WRITTEN INSTRUCTION:
Quote every line below exactly and skip any picture.

RECORDED DATA:
--------------------------------------------------

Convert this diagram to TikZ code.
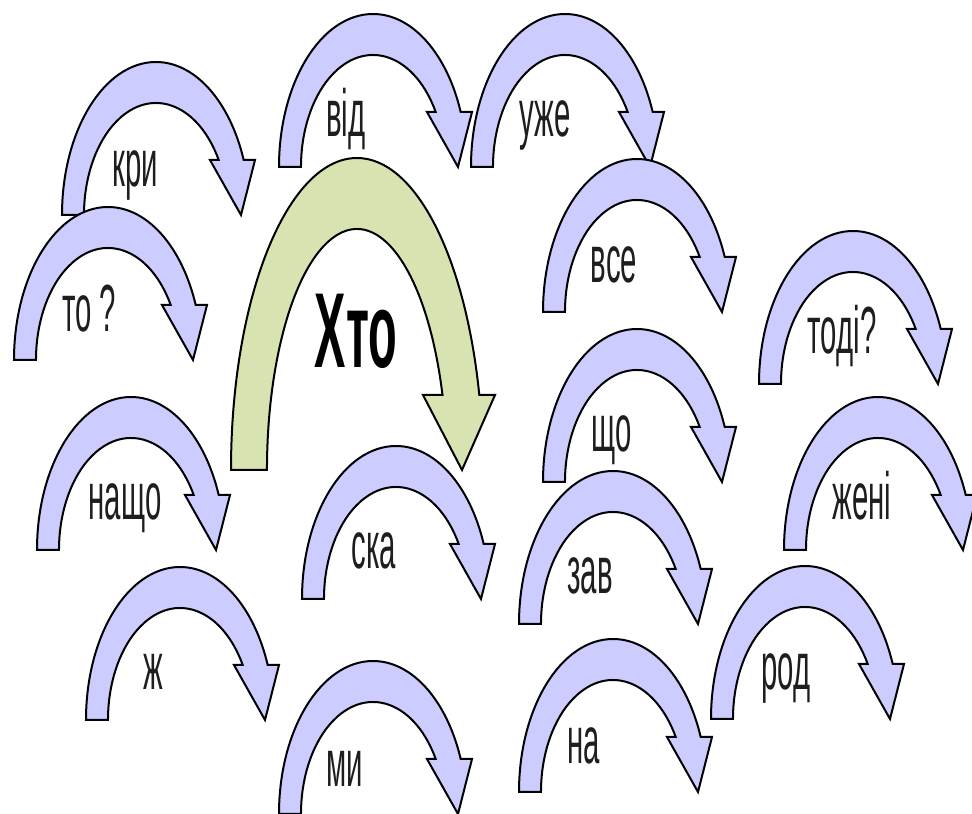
\documentclass[tikz,border=0pt]{standalone}
\usepackage{fontspec}
\setmainfont{Liberation Sans}
\newfontfamily\labfont[FakeStretch=0.44]{Liberation Sans}
\definecolor{arrowblue}{RGB}{204,204,255}
\definecolor{arrowgreen}{RGB}{215,228,178}
\definecolor{labgray}{RGB}{30,30,30}
\tikzset{
  arrowline/.style={draw=black, line width=1.5pt, line join=miter},
  bluearr/.pic={
    \path[arrowline, fill=arrowblue]
      (0,0) arc[start angle=180, end angle=21.07, x radius=94, y radius=153]
      -- (193,55) -- (179,0) -- (148,55) -- (156.7,55)
      arc[start angle=29.41, end angle=180, x radius=72, y radius=112]
      -- cycle;
  },
  greenarr/.pic={
    \path[arrowline, fill=arrowgreen]
      (0,0) arc[start angle=180, end angle=13.91, x radius=126, y radius=312]
      -- (264,75) -- (231,0) -- (192,75) -- (211.5,75)
      arc[start angle=18.13, end angle=180, x radius=90, y radius=241]
      -- cycle;
  },
  word/.style={anchor=base, inner sep=0pt, text=labgray,
    font=\labfont\fontsize{50}{60}\selectfont},
  bigword/.style={anchor=base, inner sep=0pt, text=black,
    font=\labfont\bfseries\fontsize{80}{96}\selectfont}
}
\begin{document}
\begin{tikzpicture}[x=0.75pt, y=0.75pt]
\useasboundingbox (0,0) rectangle (972,814);
\clip (0,0) rectangle (972,814);
% arrows (y = 814 - pixel row)
\pic (akri) at (62,599) {bluearr};
\pic (ato) at (14,454) {bluearr};
\pic (avid) at (279,647) {bluearr};
\pic (auzhe) at (471,647) {bluearr};
\pic (avse) at (543,502) {bluearr};
\pic (agreen) at (231,344) {greenarr};
\pic (atodi) at (759,430) {bluearr};
\pic (anashcho) at (37,264) {bluearr};
\pic (ashcho) at (543,332) {bluearr};
\pic (azheni) at (784,264) {bluearr};
\pic (aska) at (302,215) {bluearr};
\pic (azav) at (519,190) {bluearr};
\pic (azh) at (86,94) {bluearr};
\pic (arod) at (711,95) {bluearr};
\pic (ami) at (279,0) {bluearr};
\pic (ana) at (519,22) {bluearr};
% labels
\node[word] (tkri) at (135,627) {кри};
\node[word] (tto) at (89,482) {то ?};
\node[word] (tvid) at (346,677) {від};
\node[word] (tuzhe) at (545,677) {уже};
\node[word] (tvse) at (614,531) {все};
\node[bigword] (tkhto) at (356,446) {Хто};
\node[word] (ttodi) at (842,460) {тоді?};
\node[word] (tnashcho) at (125,294) {нащо};
\node[word] (tshcho) at (612,362) {що};
\node[word] (tzheni) at (862,294) {жені};
\node[word] (tska) at (374,245) {ска};
\node[word] (tzav) at (590,220) {зав};
\node[word] (tzh) at (153,124) {ж};
\node[word] (trod) at (786,124) {род};
\node[word] (tmi) at (345,27) {ми};
\node[word] (tna) at (584,50) {на};
\end{tikzpicture}
\end{document}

--------------------------------------------------

REPLY TO THE TASK:
Convert this diagram to TikZ code.
\documentclass[tikz,border=0pt]{standalone}
\usepackage{fontspec}
\setmainfont{Liberation Sans}
\newfontfamily\labfont[FakeStretch=0.44]{Liberation Sans}
\definecolor{arrowblue}{RGB}{204,204,255}
\definecolor{arrowgreen}{RGB}{215,228,178}
\definecolor{labgray}{RGB}{30,30,30}
\tikzset{
  arrowline/.style={draw=black, line width=1.5pt, line join=miter},
  bluearr/.pic={
    \path[arrowline, fill=arrowblue]
      (0,0) arc[start angle=180, end angle=21.07, x radius=94, y radius=153]
      -- (193,55) -- (179,0) -- (148,55) -- (156.7,55)
      arc[start angle=29.41, end angle=180, x radius=72, y radius=112]
      -- cycle;
  },
  greenarr/.pic={
    \path[arrowline, fill=arrowgreen]
      (0,0) arc[start angle=180, end angle=13.91, x radius=126, y radius=312]
      -- (264,75) -- (231,0) -- (192,75) -- (211.5,75)
      arc[start angle=18.13, end angle=180, x radius=90, y radius=241]
      -- cycle;
  },
  word/.style={anchor=base, inner sep=0pt, text=labgray,
    font=\labfont\fontsize{50}{60}\selectfont},
  bigword/.style={anchor=base, inner sep=0pt, text=black,
    font=\labfont\bfseries\fontsize{80}{96}\selectfont}
}
\begin{document}
\begin{tikzpicture}[x=0.75pt, y=0.75pt]
\useasboundingbox (0,0) rectangle (972,814);
\clip (0,0) rectangle (972,814);
% arrows (y = 814 - pixel row)
\pic (akri) at (62,599) {bluearr};
\pic (ato) at (14,454) {bluearr};
\pic (avid) at (279,647) {bluearr};
\pic (auzhe) at (471,647) {bluearr};
\pic (avse) at (543,502) {bluearr};
\pic (agreen) at (231,344) {greenarr};
\pic (atodi) at (759,430) {bluearr};
\pic (anashcho) at (37,264) {bluearr};
\pic (ashcho) at (543,332) {bluearr};
\pic (azheni) at (784,264) {bluearr};
\pic (aska) at (302,215) {bluearr};
\pic (azav) at (519,190) {bluearr};
\pic (azh) at (86,94) {bluearr};
\pic (arod) at (711,95) {bluearr};
\pic (ami) at (279,0) {bluearr};
\pic (ana) at (519,22) {bluearr};
% labels
\node[word] (tkri) at (135,627) {кри};
\node[word] (tto) at (89,482) {то ?};
\node[word] (tvid) at (346,677) {від};
\node[word] (tuzhe) at (545,677) {уже};
\node[word] (tvse) at (614,531) {все};
\node[bigword] (tkhto) at (356,446) {Хто};
\node[word] (ttodi) at (842,460) {тоді?};
\node[word] (tnashcho) at (125,294) {нащо};
\node[word] (tshcho) at (612,362) {що};
\node[word] (tzheni) at (862,294) {жені};
\node[word] (tska) at (374,245) {ска};
\node[word] (tzav) at (590,220) {зав};
\node[word] (tzh) at (153,124) {ж};
\node[word] (trod) at (786,124) {род};
\node[word] (tmi) at (345,27) {ми};
\node[word] (tna) at (584,50) {на};
\end{tikzpicture}
\end{document}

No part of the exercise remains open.